Welcome back to First Page Friday!
Today we are excited to have an entry from our own Jon Spell. Here it is!
by Jon Spell
Rudy gazed thoughtfully at the darkening world just outside his house. It was that peaceful time as the last light from the sun withdrew from the woods. He sat in his old recliner, tapping his pen on his teeth. He was unaware of the stealthy presence in his own house.
Rudy reached over to turn off the lamp to better see outside and saw his own reflection in the window. What he saw startled him, leaving him with his hand outstretched, fingers questing for the lamp's switch. He saw himself in the mirror every day, but this visage didn't look right. It was like looking at a caricature; he could see the resemblance, but it just wasn't quite right. Must be a distortion in the window. He shook his head and left the lamp on. Reflections at dusk prompted inward reflections. How might his life have gone had he taken a different path? "There must be a story in that," Rudy thought, getting excited. Not just the road less traveled, but the fast-paced highway he had never been on, where he had never seen any of the exits or destinations. At best, he'd flown over them and saw others who resided there. Rudy leaned forward to get his trusty legal pad, knowing this would make a good column for his readers, but found that he was stuck and couldn't move.
Ms. Shreditor’s Comments
There is a certain stillness to this narrative. The first page keeps our narrator firmly rooted in his recliner, a character-building sort of inertia. With this stillness, though, comes a lack of narrative momentum. The story begins passively, with Rudy gazing thoughtfully outside, and he remains pensive in his chair for the duration. There needs to be a stronger hook. There is plenty of time in a novel for introspection about what might have been, but the extended highway metaphor muddies the story at its crucial opening juncture. Dealing so heavily in metaphor so early on pulls readers away from a character before they learn anything of substance about him.
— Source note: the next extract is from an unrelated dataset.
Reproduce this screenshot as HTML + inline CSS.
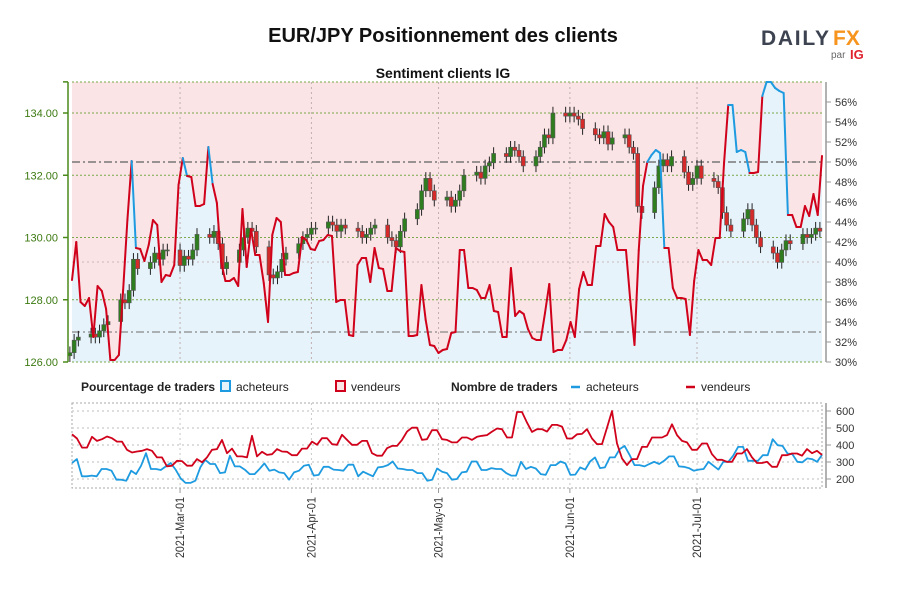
<!DOCTYPE html>
<html><head><meta charset="utf-8">
<style>
body{margin:0;background:#fff;width:900px;height:600px;overflow:hidden;font-family:"Liberation Sans",sans-serif;}
svg{display:block}
text{font-family:"Liberation Sans",sans-serif;}
</style></head>
<body>
<svg id="chart" width="900" height="600" viewBox="0 0 900 600" xmlns="http://www.w3.org/2000/svg">
  <text x="443" y="42" text-anchor="middle" font-size="20" font-weight="bold" fill="#111">EUR/JPY Positionnement des clients</text>
  <text x="443" y="78" text-anchor="middle" font-size="14" font-weight="bold" fill="#111">Sentiment clients IG</text>
  <g>
    <text x="761" y="45" font-size="21" font-weight="bold" fill="#3d4350" textLength="68" lengthAdjust="spacing">DAILY</text>
    <text x="833" y="45" font-size="21" font-weight="bold" fill="#f7941d">FX</text>
    <text x="831" y="58" font-size="10" fill="#666">par</text>
    <text x="850" y="59" font-size="13" font-weight="bold" fill="#e0212e">IG</text>
  </g>
  <g id="main"></g>
  <g id="legend" font-size="12" fill="#222">
    <text x="81" y="391" font-weight="bold" font-size="12">Pourcentage de traders</text>
    <rect x="221" y="381" width="9" height="10" fill="#e6f3fb" stroke="#1e9be0" stroke-width="2"/>
    <text x="236" y="391">acheteurs</text>
    <rect x="336" y="381" width="9" height="10" fill="#fbe4e6" stroke="#d0021b" stroke-width="2"/>
    <text x="351" y="391">vendeurs</text>
    <text x="451" y="391" font-weight="bold" font-size="12">Nombre de traders</text>
    <line x1="571" y1="387" x2="580" y2="387" stroke="#1e9be0" stroke-width="2.5"/>
    <text x="586" y="391">acheteurs</text>
    <line x1="686" y1="387" x2="695" y2="387" stroke="#d0021b" stroke-width="2.5"/>
    <text x="701" y="391">vendeurs</text>
  </g>
  <g id="bottom"></g>
</svg>
<script>
// ---- data ----
const priceTicks = [126, 128, 130, 132, 134];
const pctTicks = [32,34,36,38,40,42,44,46,48,50,52,54,56];
const countTicks = [200,300,400,500,600];
const monthLabels = ["2021-Mar-01","2021-Apr-01","2021-May-01","2021-Jun-01","2021-Jul-01"];
const monthOffsets = [0, 31, 61, 92, 122]; // days from 2021-03-01
const startOffset = -25.5, endOffset = 151.5; // x-domain in days from Mar-01
// daily closes (weekdays Feb 3 .. Jul 30)
const closes = [126.3,126.7,126.8,126.9,126.8,127.0,127.2,127.3,128.0,127.9,128.3,129.3,129.0,129.2,129.5,129.3,129.6,129.6,
129.1,129.4,129.3,129.6,130.1,130.0,130.2,129.8,129.0,129.2,129.6,130.0,130.3,130.2,129.7,128.8,128.7,128.9,129.3,129.5,129.8,130.0,130.1,
130.3,130.3,130.5,130.4,130.2,130.4,130.3,130.2,130.0,130.1,130.3,130.4,130.0,129.9,129.7,130.2,130.6,130.9,131.5,131.9,131.5,131.2,
131.3,131.0,131.2,131.5,132.0,132.1,131.9,132.3,132.4,132.7,132.6,132.9,132.8,132.6,132.3,132.6,132.9,133.3,133.2,134.0,133.9,
134.0,133.9,133.8,133.5,133.3,133.2,133.4,133.0,133.2,133.3,132.9,132.7,131.0,130.8,131.6,132.3,132.5,132.3,132.6,132.1,131.7,131.9,
132.3,131.9,131.8,131.6,130.8,130.4,130.2,130.6,130.9,130.4,130.0,129.7,129.5,129.2,129.6,129.9,129.8,130.1,130.0,130.1,130.3,130.2];
// % of traders net long (acheteurs)
const longPct = [38.2,42.0,36.0,35.6,36.4,32.5,37.6,37.1,35.3,30.2,30.2,30.7,37.2,44.2,50.1,41.4,41.3,40.1,41.7,44.2,43.7,38.0,38.7,38.6,39.7,47.7,50.4,48.6,48.5,45.6,45.6,45.8,51.5,47.8,45.9,40.0,38.1,38.1,38.4,37.6,45.3,39.5,43.3,40.7,40.7,37.9,34.0,42.7,44.4,44.0,38.7,38.7,38.9,39.0,42.5,42.2,41.3,41.2,42.1,42.2,42.7,42.6,36.0,36.2,36.2,32.7,32.6,39.7,
40.4,40.4,38.0,41.4,39.4,39.3,37.1,37.1,41.4,41.1,41.0,32.6,32.6,32.7,37.7,34.2,31.7,31.6,30.9,31.2,31.3,32.9,33.0,41.2,41.2,37.4,37.4,37.2,36.4,36.4,37.7,35.1,35.0,32.5,32.5,39.4,34.6,35.1,34.8,33.3,32.4,32.2,32.2,34.9,37.8,31.0,31.2,31.2,32.2,34.0,32.5,37.3,39.0,37.7,37.7,41.6,41.6,44.8,44.0,43.5,41.2,41.2,41.2,36.2,31.7,41.2,47.6,50.0,50.7,51.2,50.9,41.4,41.4,37.4,36.4,36.4,36.3,32.7,38.1,41.2,40.2,40.2,39.7,42.4,42.4,49.8,55.7,55.7,51.0,51.2,51.0,48.9,48.9,49.0,56.6,58.2,58.2,57.4,57.1,56.9,44.7,44.7,43.5,43.5,45.6,44.6,46.8,44.7,50.6];
const refLine = 33; // lower dash-dot reference (%)
// numbers of traders
const sellersCount = [463,438,385,385,448,424,434,450,440,420,420,372,356,362,366,376,366,327,327,274,278,307,305,278,278,317,298,327,372,376,430,352,379,333,333,327,454,333,360,342,346,376,362,360,340,340,379,379,420,401,440,440,405,401,460,430,401,401,424,424,352,337,337,381,395,395,430,479,502,502,430,
434,487,487,434,430,415,415,444,444,430,448,454,458,479,497,493,444,444,594,594,532,477,493,493,479,518,518,508,438,438,463,465,493,438,405,405,502,600,409,321,282,317,317,389,389,444,444,444,458,522,458,424,415,372,372,409,409,346,313,313,301,301,350,350,376,327,294,294,301,272,272,340,340,350,350,337,376,352,366,342];
const buyersCount = [294,317,216,216,220,216,259,259,249,196,196,190,249,229,278,352,259,259,253,274,294,255,204,177,177,190,268,313,288,288,235,239,337,274,274,255,229,229,259,292,249,255,239,235,196,239,249,278,284,220,224,272,272,255,253,249,284,284,216,243,229,216,268,272,282,303,262,259,253,253,235,235,190,196,262,243,235,196,
200,239,243,303,303,253,253,264,259,259,235,220,220,301,259,272,262,229,224,282,282,303,292,224,226,268,255,303,327,264,268,327,327,376,395,342,282,282,274,288,301,288,307,333,333,274,272,264,249,255,259,301,278,255,301,301,337,389,389,307,307,307,340,340,434,399,395,350,346,301,298,321,317,301,342];

// ---- scales ----
const X0 = 72, X1 = 822;
const xDay = d => X0 + (d - startOffset) / (endOffset - startOffset) * (X1 - X0);
const yPrice = p => 362 - (p - 126) * (362 - 113) / 8;
const yPct = v => 362 - (v - 30) * 10;
const yCnt = v => 479 - (v - 200) * 0.17;
const xIdx = (i, n) => X0 + i * (X1 - X0) / (n - 1);
const NS = "http://www.w3.org/2000/svg";
function mk(tag, attrs, parent) { const e = document.createElementNS(NS, tag); for (const k in attrs) e.setAttribute(k, attrs[k]); parent.appendChild(e); return e; }

const mainG = document.getElementById('main');
const bottomG = document.getElementById('bottom');

// background + fill
const bg = mk('rect', {x: X0, y: 82, width: X1 - X0, height: 280, fill: '#fbe4e6'}, mainG);


const areaPts = longPct.map((v, i) => xIdx(i, longPct.length).toFixed(1) + ',' + Math.max(82, yPct(v)).toFixed(1));
const area = mk('polygon', {points: X0 + ',362 ' + areaPts.join(' ') + ' ' + X1 + ',362', fill: '#e6f3fb'}, mainG);



// grid
pctTicks.forEach(v => { if (v % 10 === 0 && v !== 50) { const g = mk('line', {x1: X0, x2: X1, y1: yPct(v), y2: yPct(v), stroke: '#c8b8b8', 'stroke-dasharray': '2,3'}, mainG);   } });
priceTicks.forEach(p => { const g = mk('line', {x1: X0, x2: X1, y1: yPrice(p), y2: yPrice(p), stroke: '#7aa84a', 'stroke-dasharray': '2,2'}, mainG);   });
const topBorder = mk('line', {x1: X0, x2: X1, y1: 82, y2: 82, stroke: '#7aa84a', 'stroke-dasharray': '2,2'}, mainG);


monthOffsets.forEach(d => {
  const g = mk('line', {x1: xDay(d), x2: xDay(d), y1: 82, y2: 362, stroke: '#c0b0b0', 'stroke-dasharray': '2,3'}, mainG);
  
  
  const g2 = mk('line', {x1: xDay(d), x2: xDay(d), y1: 403, y2: 488, stroke: '#c8c8c8', 'stroke-dasharray': '2,3'}, bottomG);
  
  
});
const l50 = mk('line', {x1: X0, x2: X1, y1: yPct(50), y2: yPct(50), stroke: '#777', 'stroke-width': 1.5, 'stroke-dasharray': '8,3,2,3'}, mainG);


const lr = mk('line', {x1: X0, x2: X1, y1: yPct(refLine), y2: yPct(refLine), stroke: '#888', 'stroke-width': 1.2, 'stroke-dasharray': '8,3,2,3'}, mainG);



// candles
const days = [];
for (let d = -26; days.length < closes.length; d++) { const dt = new Date(Date.UTC(2021, 2, 1 + d)); const wd = dt.getUTCDay(); if (wd !== 0 && wd !== 6) days.push(d); }
closes.forEach((c, i) => {
  const o = i === 0 ? c - 0.1 : closes[i - 1];
  const hi = Math.max(o, c) + 0.2, lo = Math.min(o, c) - 0.2;
  const x = xDay(days[i]);
  const up = c >= o;
  const g = mk('g', {}, mainG);
  
  
  mk('line', {x1: x, x2: x, y1: yPrice(hi), y2: yPrice(lo), stroke: '#222', 'stroke-width': 1}, g);
  const yt = yPrice(Math.max(o, c)), h = Math.max(1, yPrice(Math.min(o, c)) - yt);
  mk('rect', {x: x - 2, y: yt, width: 4, height: h, fill: up ? '#2e7d1e' : '#d42a2a', stroke: '#555', 'stroke-width': 0.6}, g);
});

// sentiment line segments
for (let i = 0; i < longPct.length - 1; i++) {
  const n = longPct.length;
  const s = mk('line', {x1: xIdx(i, n), y1: Math.max(82, yPct(longPct[i])), x2: xIdx(i + 1, n), y2: Math.max(82, yPct(longPct[i + 1])), stroke: longPct[i] >= 50 ? '#1e9be0' : '#d0021b', 'stroke-width': 2, 'stroke-linecap': 'round'}, mainG);
  
  
}

// left axis
const la = mk('line', {x1: 68, x2: 68, y1: 82, y2: 362, stroke: '#4a8a1a', 'stroke-width': 1.5}, mainG);


priceTicks.concat([135]).forEach(p => { mk('line', {x1: 63, x2: 68, y1: yPrice(p), y2: yPrice(p), stroke: '#4a8a1a', 'stroke-width': 1.5}, mainG); });
priceTicks.forEach(p => {
  const t = mk('text', {x: 58, y: yPrice(p) + 4, 'text-anchor': 'end', 'font-size': 11, fill: '#3d7a12'}, mainG);
  t.textContent = p.toFixed(2);
  
  
});
// right axis
const ra = mk('line', {x1: 826, x2: 826, y1: 82, y2: 362, stroke: '#999', 'stroke-width': 1.5}, mainG);


pctTicks.concat([30]).forEach(v => {
  mk('line', {x1: 826, x2: 831, y1: yPct(v), y2: yPct(v), stroke: '#999'}, mainG);
  const t = mk('text', {x: 835, y: yPct(v) + 4, 'font-size': 11, fill: '#333'}, mainG);
  t.textContent = v + '%';
  
  
});

// bottom panel
const bb = mk('rect', {x: X0, y: 403, width: X1 - X0, height: 85, fill: 'none', stroke: '#aaa', 'stroke-dasharray': '2,2'}, bottomG);


countTicks.forEach(v => {
  const g = mk('line', {x1: X0, x2: X1, y1: yCnt(v), y2: yCnt(v), stroke: '#d4d4d4', 'stroke-dasharray': '2,3', 'stroke-width': 1.5}, bottomG);
  
  
  mk('line', {x1: 826, x2: 831, y1: yCnt(v), y2: yCnt(v), stroke: '#999'}, bottomG);
  const t = mk('text', {x: 836, y: yCnt(v) + 4, 'font-size': 11, fill: '#333'}, bottomG);
  t.textContent = v;
  
  
});
const cra = mk('line', {x1: 826, x2: 826, y1: 403, y2: 488, stroke: '#999', 'stroke-width': 1.5}, bottomG);


function series(arr, color, name) {
  const p = arr.map((v, i) => xIdx(i, arr.length).toFixed(1) + ',' + yCnt(v).toFixed(1)).join(' ');
  const e = mk('polyline', {points: p, fill: 'none', stroke: color, 'stroke-width': 1.8, 'stroke-linejoin': 'round'}, bottomG);
  
  
}
series(buyersCount, '#1e9be0', 'buyers-count-line');
series(sellersCount, '#d0021b', 'sellers-count-line');

// x labels
monthOffsets.forEach((d, i) => {
  const x = xDay(d);
  mk('line', {x1: x, x2: x, y1: 488, y2: 493, stroke: '#999'}, bottomG);
  const t = mk('text', {x: 0, y: 0, 'text-anchor': 'end', 'font-size': 12, fill: '#333', textLength: 61, lengthAdjust: 'spacingAndGlyphs', transform: 'translate(' + (x + 4) + ',497) rotate(-90)'}, bottomG);
  t.textContent = monthLabels[i];
  
  
});
</script>
</body></html>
We do learn some important things about Rudy in these opening paragraphs, though: that he is a dreamer rather than a do-er, that he spends more time writing about life than he does living it. Still, what is the driving force of this story? Is getting stuck to the chair a pivotal moment or symbolic of his general passiveness? Why does the story begin here? The reader doesn't need to know it all after the first page, but he or she should have at least a vague idea of where the story is headed.
The central narrative question (“How might his life have gone if he had taken a different path?”) is compelling. It's the stuff of great stories. But, as stated, it feels somewhat cliché. You might consider recasting this question so that it feels fresher.
The writing itself is quite strong. The sparse descriptions help establish setting without inundating the reader with extraneous adjectives, and the varied sentence length gives the prose a natural rhythm—the kind of rhythm you might expect from authors who take the time to read the occasional paragraph aloud. Also, the distorted reflection was a really compelling device.
The bones for a meaty story are here, and the sample makes evident that the author has the writing skills to carry out the vision. The first page just needs some tweaks to make that vision clearer and hook the reader/editor/agent.
Thank you again for your entries and for the time Ms. Shreditor takes to help us each week. I know I’m definitely learning a lot from her comments (even though they're for other people!) and I think it’s making my own work in progress stronger.